Tensions in South Sudan have built over the past few years as Kiir has dismissed and replaced numerous government officials. In December 2013, Kiir accused former South Sudan Vice President Riek Machar of attempting a coup after a shooting took place in the military barracks of the Presidential Guard. Machar, who left office in July 2013, denied the accusations.

Since then, government troops and tribal factions have skirmished throughout the country. Hundreds of people were reported dead within the first few days of fighting in Juba, the nation’s capital, as well as the surrounding region.

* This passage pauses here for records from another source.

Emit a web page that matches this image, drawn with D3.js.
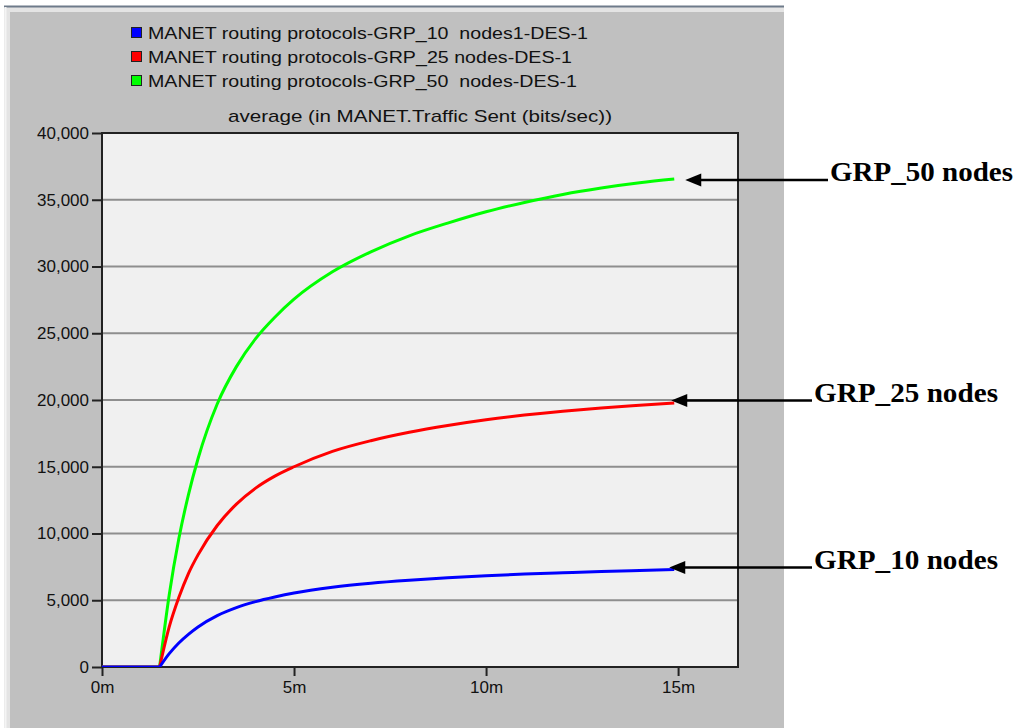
<!DOCTYPE html>
<html><head><meta charset="utf-8">
<script src="https://cdn.jsdelivr.net/npm/d3@7"></script>
<style>html,body{margin:0;padding:0;background:#fff;}svg{display:block;}text{white-space:pre;}</style>
</head><body>
<svg id="chart" width="1018" height="728"></svg>
<script>
// ---- data (minutes, bits/sec) ----
const times   = [0, 1.5, 1.75, 2, 2.25, 2.5, 3, 3.5, 4, 4.5, 5, 6, 7, 8, 9, 10, 11, 12, 13, 14, 14.9];
const grp10   = [0, 0, 1000, 1800, 2450, 3000, 3850, 4450, 4900, 5250, 5550, 5980, 6280, 6500, 6680, 6830, 6960, 7060, 7150, 7230, 7300];
const grp25   = [0, 0, 3000, 5200, 7000, 8400, 10600, 12200, 13400, 14300, 15000, 16150, 16950, 17580, 18090, 18520, 18870, 19160, 19400, 19600, 19770];
const grp50   = [0, 0, 5400, 9600, 12900, 15600, 19700, 22500, 24600, 26200, 27550, 29600, 31100, 32300, 33250, 34100, 34800, 35400, 35880, 36270, 36550];
const seriesNames  = ["MANET routing protocols-GRP_10  nodes1-DES-1", "MANET routing protocols-GRP_25 nodes-DES-1", "MANET routing protocols-GRP_50  nodes-DES-1"];
const seriesColors = ["#0000ff", "#ff0000", "#00ff00"];
const annotations  = ["GRP_10 nodes", "GRP_25 nodes", "GRP_50 nodes"];
const yTicks = [0, 5000, 10000, 15000, 20000, 25000, 30000, 35000, 40000];
const xTicks = [0, 5, 10, 15];
const title = "average (in MANET.Traffic Sent (bits/sec))";

const series = [grp10, grp25, grp50];

const svg = d3.select("#chart");
const font = "'Liberation Sans', Arial, sans-serif";

// panel background
svg.append("rect").attr("x",4).attr("y",6).attr("width",780).attr("height",722).attr("fill","#e4e4e4");
svg.append("rect").attr("x",10).attr("y",12).attr("width",774).attr("height",716).attr("fill","#c0c0c0");
svg.append("line").attr("x1",4).attr("x2",784).attr("y1",6.5).attr("y2",6.5).attr("stroke","#6e7b8a").attr("stroke-width",2);
svg.append("line").attr("x1",5.5).attr("x2",5.5).attr("y1",7).attr("y2",728).attr("stroke","#f4f4f4").attr("stroke-width",2);

const L = 102, R = 738, T = 133, B = 667;
const x = d3.scaleLinear().domain([0, 16.56]).range([L, R]);
const y = d3.scaleLinear().domain([0, 40000]).range([B, T]);

// plot bg
svg.append("rect").attr("x",L).attr("y",T).attr("width",R-L).attr("height",B-T).attr("fill","#f0f0f0");

// grid
svg.append("g").selectAll("line").data(yTicks.filter(v=>v>0 && v<40000)).join("line")
  .attr("x1",L).attr("x2",R).attr("y1",d=>y(d)).attr("y2",d=>y(d))
  .attr("stroke","#8e8e8e").attr("stroke-width",2);

// axes
const yAxis = d3.axisLeft(y).tickValues(yTicks).tickFormat(d3.format(",")).tickSize(10).tickPadding(3);
const gy = svg.append("g").attr("transform",`translate(${L},0)`).call(yAxis);
gy.select(".domain").remove();
gy.selectAll(".tick line").attr("stroke","#222").attr("stroke-width",2);
gy.selectAll(".tick text").attr("font-family",font).attr("font-size",17).attr("fill","#111");

const xAxis = d3.axisBottom(x).tickValues(xTicks).tickFormat(d=>d+"m").tickSize(9).tickPadding(5);
const gx = svg.append("g").attr("transform",`translate(0,${B})`).call(xAxis);
gx.select(".domain").remove();
gx.selectAll(".tick line").attr("stroke","#222").attr("stroke-width",2);
gx.selectAll(".tick text").attr("font-family",font).attr("font-size",17).attr("fill","#111");

// plot border
svg.append("rect").attr("x",L).attr("y",T).attr("width",R-L).attr("height",B-T)
  .attr("fill","none").attr("stroke","#222").attr("stroke-width",2);

// series (green, red, blue order so blue is on top)
const lineCurve = d3.line().x(d=>x(d[0])).y(d=>y(d[1])).curve(d3.curveMonotoneX);
const lineFlat  = d3.line().x(d=>x(d[0])).y(d=>y(d[1]));
svg.append("clipPath").attr("id","pc").append("rect").attr("x",L).attr("y",T).attr("width",R-L).attr("height",B-T);
const gl = svg.append("g").attr("clip-path","url(#pc)");
[2,1,0].forEach(i=>{
  const pts = times.map((t,j)=>[t, series[i][j]]);
  const start = times.indexOf(1.5);
  gl.append("path").attr("d", lineFlat(pts.slice(0,start+1))).attr("fill","none")
    .attr("stroke",seriesColors[i]).attr("stroke-width",3);
  gl.append("path").attr("d", lineCurve(pts.slice(start))).attr("fill","none")
    .attr("stroke",seriesColors[i]).attr("stroke-width",3).attr("stroke-linejoin","round");
});

// title
svg.append("text").attr("x",(L+R)/2).attr("y",122).attr("text-anchor","middle")
  .attr("font-family",font).attr("font-size",17).attr("fill","#111")
  .attr("textLength",384).attr("lengthAdjust","spacingAndGlyphs").text(title);

// legend
const legW = [440, 424, 429];
seriesNames.forEach((n,i)=>{
  const yy = 33 + i*24;
  svg.append("rect").attr("x",131.5).attr("y",yy-5.5).attr("width",10).attr("height",10)
    .attr("fill",seriesColors[i]).attr("stroke","#222").attr("stroke-width",1);
  svg.append("text").attr("x",148).attr("y",yy+6).attr("font-family",font).attr("font-size",17)
    .attr("fill","#111").attr("textLength",legW[i]).attr("lengthAdjust","spacingAndGlyphs").text(n);
});

// annotations with arrows
const annY = [567.5, 400.5, 180];
const tipOff = [-5, -3, 11];
const lineStart = [812, 812, 828];
annotations.forEach((a,i)=>{
  const endT = times[times.length-1];
  const tipX = x(endT) + tipOff[i];
  const ay = annY[i];
  svg.append("line").attr("x1",lineStart[i]).attr("x2",tipX+12).attr("y1",ay).attr("y2",ay)
    .attr("stroke","#000").attr("stroke-width",2.5);
  svg.append("path").attr("d",`M${tipX},${ay} L${tipX+16},${ay-6.5} L${tipX+16},${ay+6.5} Z`).attr("fill","#000");
  svg.append("text").attr("x",lineStart[i]+2).attr("y",ay+1).attr("font-family","'Liberation Serif','Times New Roman',serif")
    .attr("font-weight","bold").attr("font-size",27).attr("fill","#000")
    .attr("textLength", i===2 ? 183 : 184).attr("lengthAdjust","spacingAndGlyphs").text(a);
});
</script>
</body></html>
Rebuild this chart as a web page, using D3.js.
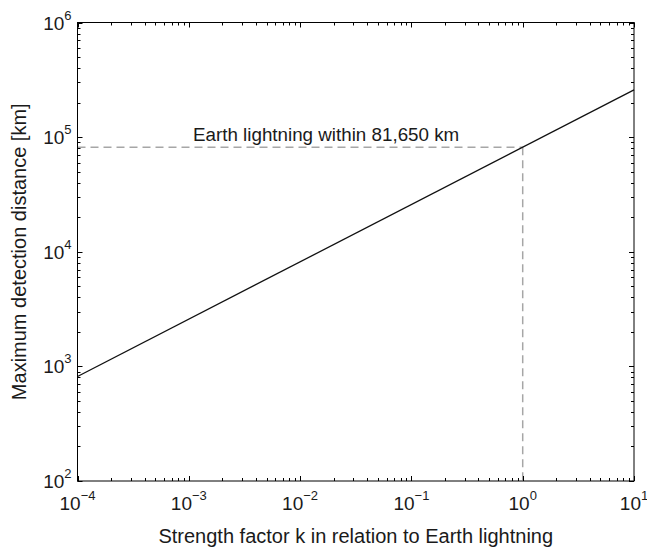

Though some believe the conflict stems from tribal violence between the Dinka and Nuer people — Kiir is Dinka while Machar is Nuer — others have dismissed the theory.

“There are many good Nuer, many good Dinka,” Dieth said. “Many of the Nuer tribe are leaving the country, not because of the Dinka, but because of that man.”

Dieth returned to South Sudan once it became a country in 2011 to help but came back after the fighting started. He and about 25 to 30 Sudanese protested Kiir’s government on July 8 but Sudanese organizers around the country decided to protest during the upcoming summit to decry Kiir as South Sudan’s leader.

To that end, Dieth and other advocates from the South Sudan International Advocacy for Human Rights hope to raise about $30,000 to pay for several bus rentals, tickets and drivers to transport residents from Minnesota to Washington next month. Residents can contact Dieth at 507-396-2064, on his cell at 507-481-8758 or by email at gatluakdd@juno.com.

“If good people will come together, the world will know what’s going on,” Dieth said.